Under the U.S. Copyright Act, a combination of a computer program
with other software results in the preparation of a derivative work
only if the combination (a) is sufficiently permanent, (b) contains
significant and creative portions of the other software, (c) is
creative in its own right, and (d) involves significant and creative
internal changes to the other software. Most software combinations
fail to meet one or more of these requirements and constitute either
compilations, collective works, or non-copyrightable aggregations,
and neither affect copyright owners’ adaptation rights under Section
106 of the U.S. Copyright Act.
Now, Alan has made a big issue over numerous legal opinions he has
received, but he's been completely coy in the details. He has been
spreading hearsay. I have presented quite definite opinions from learned
and respected practitioners. He has presented nothing.
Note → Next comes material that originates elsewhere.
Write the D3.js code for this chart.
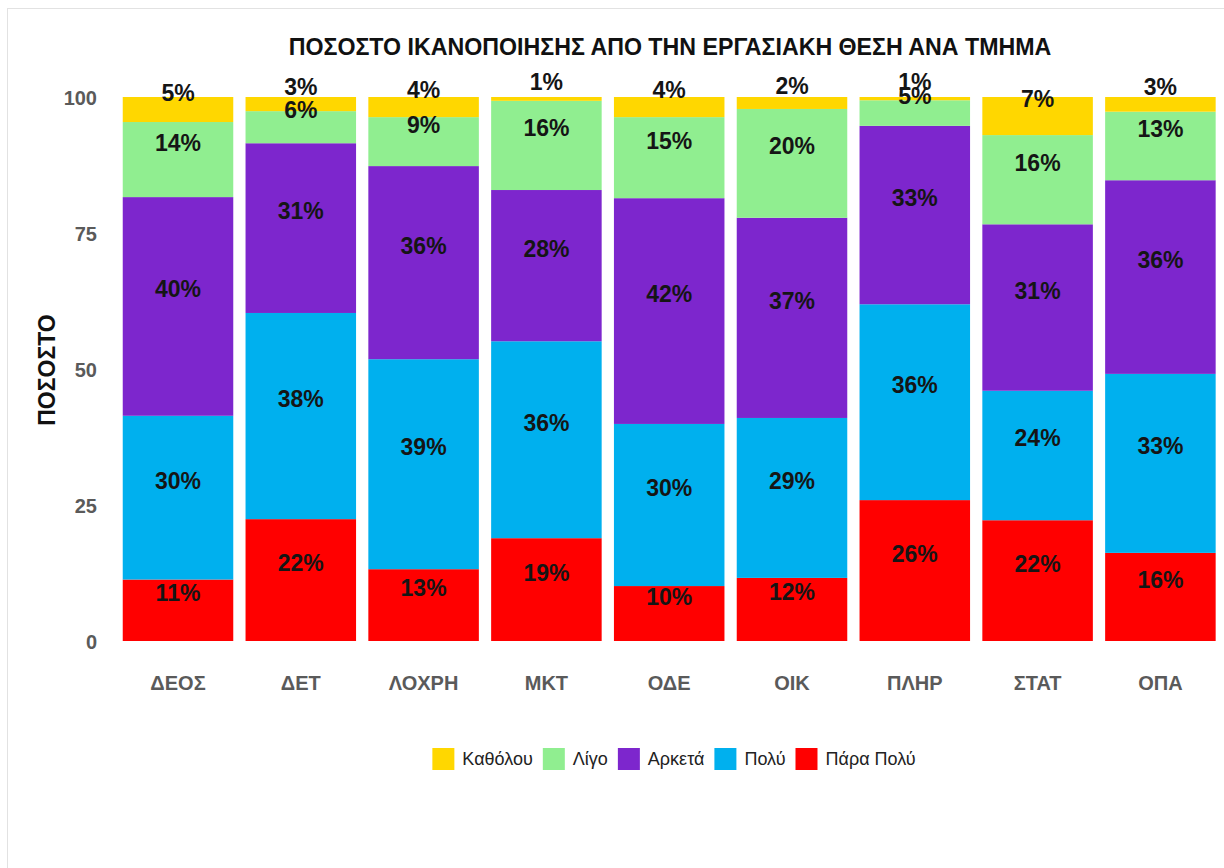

It does rather
seem that he is quite wrong, and his recent huffiness, including the
emotive "liar" confrontation, nicely shows the balance between the two
arguments.
The reasonable conclusion is that an original, non-derivative USB driver
can be written, and let's face it, a number of them have been referred
to in the course of this discussion.
USB drivers must NOT be restricted to GPL-licence only; that would
damage Linux.
My thanks go to Alexander Terekhov for providing some very informative
links.
> And while you are talking to a lawyer. Ask him/her if it is okay to
> create a binary only application that uses a GPL library. Tell him/her
> that it is original work.
Where does this come from? It's right out of left field. Since I've
never suggested such a thing, could you please do me the courtesy of
retracting the suggestion that I have?